Making and doing transformations
STS scholars globally are warmly invited to curate conversations about how they relate to their topics of study, what experimental forms of normativity their work enacts and empirically explores, and how various engagements shape the positionality and reflexivity of STS scholars. Urgent challenges such as moving beyond our reliance on fossil fuels, fostering solidarities across migration statuses and diverse identities, and turning our workplaces into decolonial practice spaces, are increasingly becoming part of our scholarly and personal lives. Moreover, the sciences – broadly defined as in the European notion of Wissenschaften – are ascribed special roles in contributing to transformations that should help, mitigate climate change, improve food security, and tackle glocal (health) inequities. Governments and funding agencies ask that researchers specify how their work contributes to the Sustainable Development Goals while at the same time expecting them to contribute to the very forms of growth and innovation that generated these challenges in the first place.
Whereas STS scholars are generally not immune to the normative importance of addressing grand societal challenges, our detailed empirical analyses, focus on enactment and the world-making properties of scholarship, and scholarly appreciation for humility often results in contributions that refigure the problem space, at times through experiments with different practices, rather than meet pre-set solutions. Calls for scholarship that produces transformations thus revive questions regarding the roles, commitments, and approaches of STS with and for society: How can we, through our own involvement in scholarship that speaks to societal challenges, both frame transformations in STS terms and participate in making and doing them? How can we continue to bring our commitments into our scholarship while extending our repertoire for avoiding co-optation, scientism, and technosolutionism? How can we, for example, continue to highlight flows of learning between STS and its fields rather than slip into linear-model images like ‘impact’ or ‘revolutionary transformation’? In short, how can we become part of making and doing contributions to transformations through mobilizing STS sensibilities? Attending to emerging forms of knowledge production, expression, and travel, the conference theme aims to speak to many ongoing conversations in STS, broadly defined, ranging from speculative ethics in care to the governance of science and technology, and from decolonial scholarship to innovation studies work on transitions.

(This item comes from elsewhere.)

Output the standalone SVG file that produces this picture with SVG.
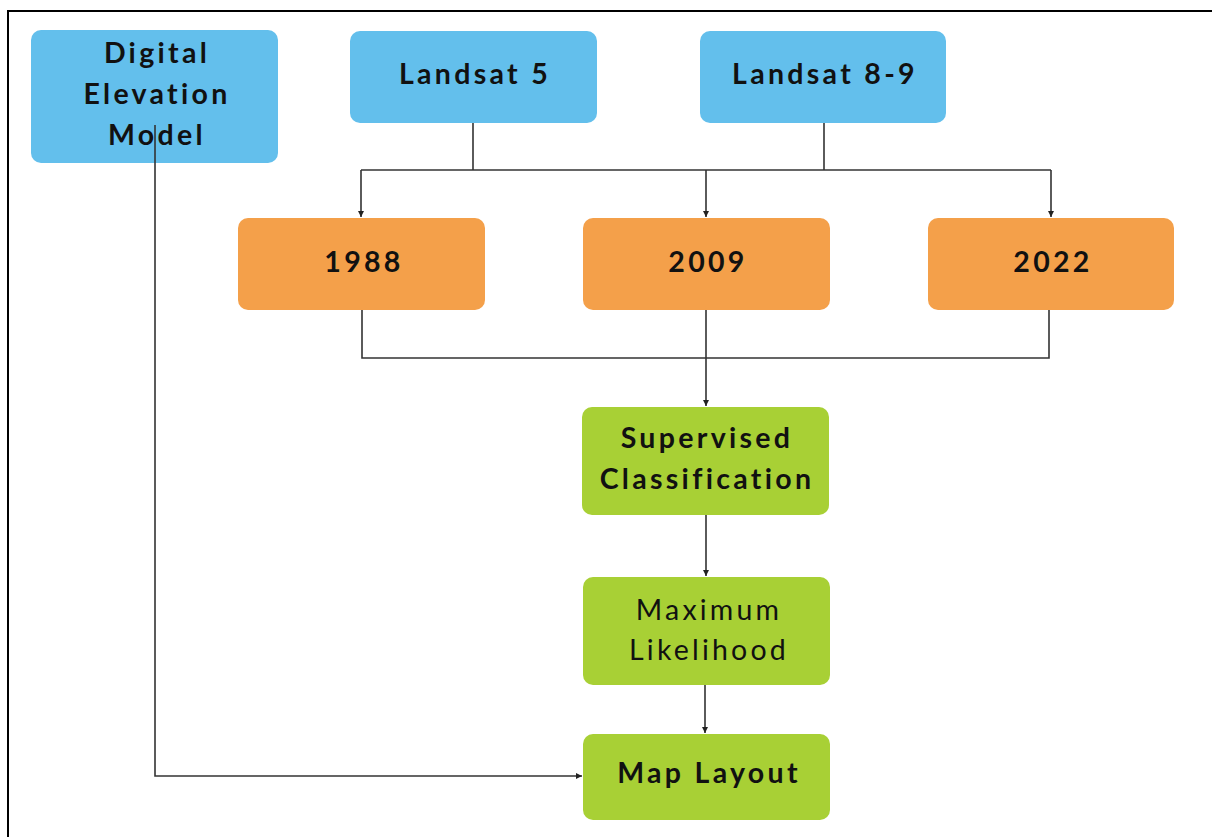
<svg xmlns="http://www.w3.org/2000/svg" width="1212" height="837" viewBox="0 0 1212 837">
<style>
.blue{fill:#63BFEC}
.orange{fill:#F4A04A}
.green{fill:#A8D035}
text{font-family:Lato,"Liberation Sans",sans-serif;font-size:28.5px;font-weight:bold;fill:#111;text-anchor:middle;letter-spacing:3.3px}
text.reg{font-weight:normal;letter-spacing:3.2px}
.c{fill:none;stroke:#333;stroke-width:1.6}
</style>
<defs>
<marker id="ah" markerWidth="8" markerHeight="8" refX="6" refY="4" orient="auto" markerUnits="userSpaceOnUse">
<path d="M0,1 L6,4 L0,7 Z" fill="#222"/>
</marker>
</defs>
<rect width="1212" height="837" fill="#fff"/>
<path d="M8,837 V11 H1212" fill="none" stroke="#000" stroke-width="2"/>
<g id="nodes">
<g id="dem"><rect class="blue" x="31" y="30" width="247" height="133" rx="10"/>
<text x="157" y="63">Digital</text><text x="157" y="104">Elevation</text><text x="157" y="145">Model</text></g>
<g id="landsat5"><rect class="blue" x="350" y="31" width="247" height="92" rx="10"/><text x="475" y="84">Landsat 5</text></g>
<g id="landsat89"><rect class="blue" x="700" y="31" width="246" height="92" rx="10"/><text x="825" y="84">Landsat 8-9</text></g>
<g id="y1988"><rect class="orange" x="238" y="218" width="247" height="92" rx="10"/><text x="364" y="272">1988</text></g>
<g id="y2009"><rect class="orange" x="583" y="218" width="247" height="92" rx="10"/><text x="708" y="272">2009</text></g>
<g id="y2022"><rect class="orange" x="928" y="218" width="246" height="92" rx="10"/><text x="1053" y="272">2022</text></g>
<g id="supervised"><rect class="green" x="582" y="407" width="247" height="108" rx="10"/><text x="707" y="448">Supervised</text><text x="707" y="489">Classification</text></g>
<g id="maxlike"><rect class="green" x="583" y="577" width="247" height="108" rx="10"/><text class="reg" x="709" y="620">Maximum</text><text class="reg" x="709" y="660">Likelihood</text></g>
<g id="maplayout"><rect class="green" x="583" y="734" width="247" height="86" rx="10"/><text x="709" y="783">Map Layout</text></g>
</g>
<g id="connectors">
<path class="c" d="M473,123 V170"/>
<path class="c" d="M824,123 V170"/>
<path class="c" d="M361,170 H1051"/>
<path class="c" d="M361,170 V217" marker-end="url(#ah)"/>
<path class="c" d="M706,170 V217" marker-end="url(#ah)"/>
<path class="c" d="M1051,170 V217" marker-end="url(#ah)"/>
<path class="c" d="M362,310 V358 H1049 V310"/>
<path class="c" d="M706,310 V406" marker-end="url(#ah)"/>
<path class="c" d="M706,515 V576" marker-end="url(#ah)"/>
<path class="c" d="M705,685 V733" marker-end="url(#ah)"/>
<path class="c" d="M155,125 V776 H582" marker-end="url(#ah)"/>
</g>
</svg>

Contributions in formats that differ from the traditional paper presentation are particularly welcome. In addition to experimenting within panels, the STS Making & Doing program that has been part of 4S meetings since 2015 and of EASST-4S meetings since 2020 offers ample opportunities for contributions that mobilize other forms of knowledge production, expression, and travel. Given the diverse STS genealogies, approaches, and themes for discussion, we also welcome tracks, papers, and other contributions not related to the conference theme but relevant to the field.